▶ Task details: Set down all of the data that follows word for word, without the images.
─── Given material ───
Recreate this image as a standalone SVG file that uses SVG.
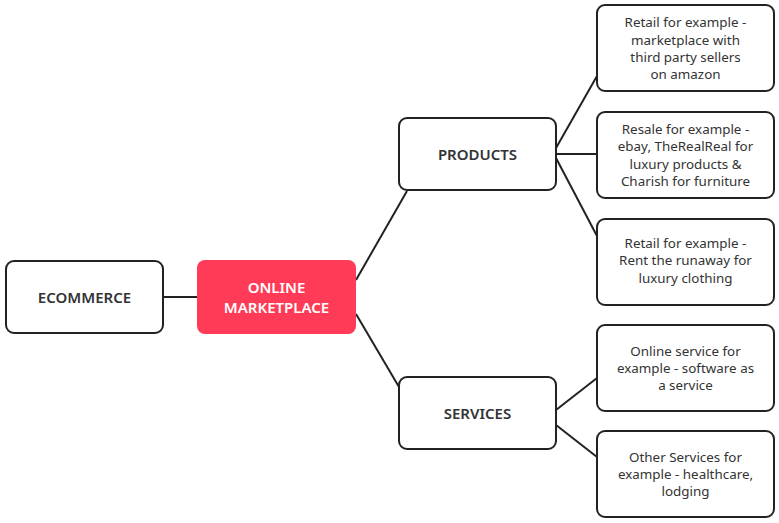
<svg xmlns="http://www.w3.org/2000/svg" width="779" height="523" viewBox="0 0 779 523">
<style>
.box{fill:#fff;stroke:#222;stroke-width:2}
.hot{fill:#FF3B57;stroke:none}
.t{font-family:"Noto Sans","Liberation Sans",sans-serif;font-size:13.4px;fill:#333;text-anchor:middle}
.b{font-family:"Noto Sans","Liberation Sans",sans-serif;font-size:15px;font-weight:600;fill:#333;text-anchor:middle}
.w{fill:#fff}
.c{stroke:#222;stroke-width:2;fill:none}
</style>
<rect width="779" height="523" fill="#fff"/>
<g id="connectors">
<line class="c" x1="163" y1="297" x2="197" y2="297"/>
<line class="c" x1="356" y1="280" x2="407" y2="191"/>
<line class="c" x1="356" y1="314" x2="399" y2="387"/>
<line class="c" x1="556" y1="148" x2="597" y2="76"/>
<line class="c" x1="556" y1="154" x2="597" y2="154"/>
<line class="c" x1="556" y1="158" x2="597" y2="236"/>
<line class="c" x1="556" y1="410" x2="597" y2="378"/>
<line class="c" x1="556" y1="425" x2="597" y2="457"/>
</g>
<g id="ecommerce">
<rect class="box" x="6" y="261" width="157" height="72" rx="8"/>
<text class="b" x="84.5" y="302.5">ECOMMERCE</text>
</g>
<g id="online-marketplace">
<rect class="hot" x="197" y="260" width="159" height="74" rx="8"/>
<text class="b w" x="276.5" y="293">ONLINE</text>
<text class="b w" x="276.5" y="313">MARKETPLACE</text>
</g>
<g id="products">
<rect class="box" x="399" y="118" width="157" height="72" rx="8"/>
<text class="b" x="477.5" y="160">PRODUCTS</text>
</g>
<g id="services">
<rect class="box" x="399" y="377" width="157" height="72" rx="8"/>
<text class="b" x="477.5" y="418.5">SERVICES</text>
</g>
<g id="retail-amazon">
<rect class="box" x="597" y="5" width="177" height="86" rx="8"/>
<text class="t" x="685.5" y="27">Retail for example -</text>
<text class="t" x="685.5" y="45">marketplace with</text>
<text class="t" x="685.5" y="62">third party sellers</text>
<text class="t" x="685.5" y="79">on amazon</text>
</g>
<g id="resale">
<rect class="box" x="597" y="112" width="177" height="86" rx="8"/>
<text class="t" x="685.5" y="134">Resale for example -</text>
<text class="t" x="685.5" y="151">ebay, TheRealReal for</text>
<text class="t" x="685.5" y="168.5">luxury products &amp;</text>
<text class="t" x="685.5" y="186">Charish for furniture</text>
</g>
<g id="retail-rent">
<rect class="box" x="597" y="219" width="177" height="86" rx="8"/>
<text class="t" x="685.5" y="248">Retail for example -</text>
<text class="t" x="685.5" y="265">Rent the runaway for</text>
<text class="t" x="685.5" y="282.5">luxury clothing</text>
</g>
<g id="online-service">
<rect class="box" x="597" y="325" width="177" height="86" rx="8"/>
<text class="t" x="685.5" y="356">Online service for</text>
<text class="t" x="685.5" y="373">example - software as</text>
<text class="t" x="685.5" y="390">a service</text>
</g>
<g id="other-services">
<rect class="box" x="597" y="431" width="177" height="86" rx="8"/>
<text class="t" x="685.5" y="461.5">Other Services for</text>
<text class="t" x="685.5" y="478.5">example - healthcare,</text>
<text class="t" x="685.5" y="495.5">lodging</text>
</g>
</svg>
───
▶ Solution for this task:
Recreate this image as a standalone SVG file that uses SVG.
<svg xmlns="http://www.w3.org/2000/svg" width="779" height="523" viewBox="0 0 779 523">
<style>
.box{fill:#fff;stroke:#222;stroke-width:2}
.hot{fill:#FF3B57;stroke:none}
.t{font-family:"Noto Sans","Liberation Sans",sans-serif;font-size:13.4px;fill:#333;text-anchor:middle}
.b{font-family:"Noto Sans","Liberation Sans",sans-serif;font-size:15px;font-weight:600;fill:#333;text-anchor:middle}
.w{fill:#fff}
.c{stroke:#222;stroke-width:2;fill:none}
</style>
<rect width="779" height="523" fill="#fff"/>
<g id="connectors">
<line class="c" x1="163" y1="297" x2="197" y2="297"/>
<line class="c" x1="356" y1="280" x2="407" y2="191"/>
<line class="c" x1="356" y1="314" x2="399" y2="387"/>
<line class="c" x1="556" y1="148" x2="597" y2="76"/>
<line class="c" x1="556" y1="154" x2="597" y2="154"/>
<line class="c" x1="556" y1="158" x2="597" y2="236"/>
<line class="c" x1="556" y1="410" x2="597" y2="378"/>
<line class="c" x1="556" y1="425" x2="597" y2="457"/>
</g>
<g id="ecommerce">
<rect class="box" x="6" y="261" width="157" height="72" rx="8"/>
<text class="b" x="84.5" y="302.5">ECOMMERCE</text>
</g>
<g id="online-marketplace">
<rect class="hot" x="197" y="260" width="159" height="74" rx="8"/>
<text class="b w" x="276.5" y="293">ONLINE</text>
<text class="b w" x="276.5" y="313">MARKETPLACE</text>
</g>
<g id="products">
<rect class="box" x="399" y="118" width="157" height="72" rx="8"/>
<text class="b" x="477.5" y="160">PRODUCTS</text>
</g>
<g id="services">
<rect class="box" x="399" y="377" width="157" height="72" rx="8"/>
<text class="b" x="477.5" y="418.5">SERVICES</text>
</g>
<g id="retail-amazon">
<rect class="box" x="597" y="5" width="177" height="86" rx="8"/>
<text class="t" x="685.5" y="27">Retail for example -</text>
<text class="t" x="685.5" y="45">marketplace with</text>
<text class="t" x="685.5" y="62">third party sellers</text>
<text class="t" x="685.5" y="79">on amazon</text>
</g>
<g id="resale">
<rect class="box" x="597" y="112" width="177" height="86" rx="8"/>
<text class="t" x="685.5" y="134">Resale for example -</text>
<text class="t" x="685.5" y="151">ebay, TheRealReal for</text>
<text class="t" x="685.5" y="168.5">luxury products &amp;</text>
<text class="t" x="685.5" y="186">Charish for furniture</text>
</g>
<g id="retail-rent">
<rect class="box" x="597" y="219" width="177" height="86" rx="8"/>
<text class="t" x="685.5" y="248">Retail for example -</text>
<text class="t" x="685.5" y="265">Rent the runaway for</text>
<text class="t" x="685.5" y="282.5">luxury clothing</text>
</g>
<g id="online-service">
<rect class="box" x="597" y="325" width="177" height="86" rx="8"/>
<text class="t" x="685.5" y="356">Online service for</text>
<text class="t" x="685.5" y="373">example - software as</text>
<text class="t" x="685.5" y="390">a service</text>
</g>
<g id="other-services">
<rect class="box" x="597" y="431" width="177" height="86" rx="8"/>
<text class="t" x="685.5" y="461.5">Other Services for</text>
<text class="t" x="685.5" y="478.5">example - healthcare,</text>
<text class="t" x="685.5" y="495.5">lodging</text>
</g>
</svg>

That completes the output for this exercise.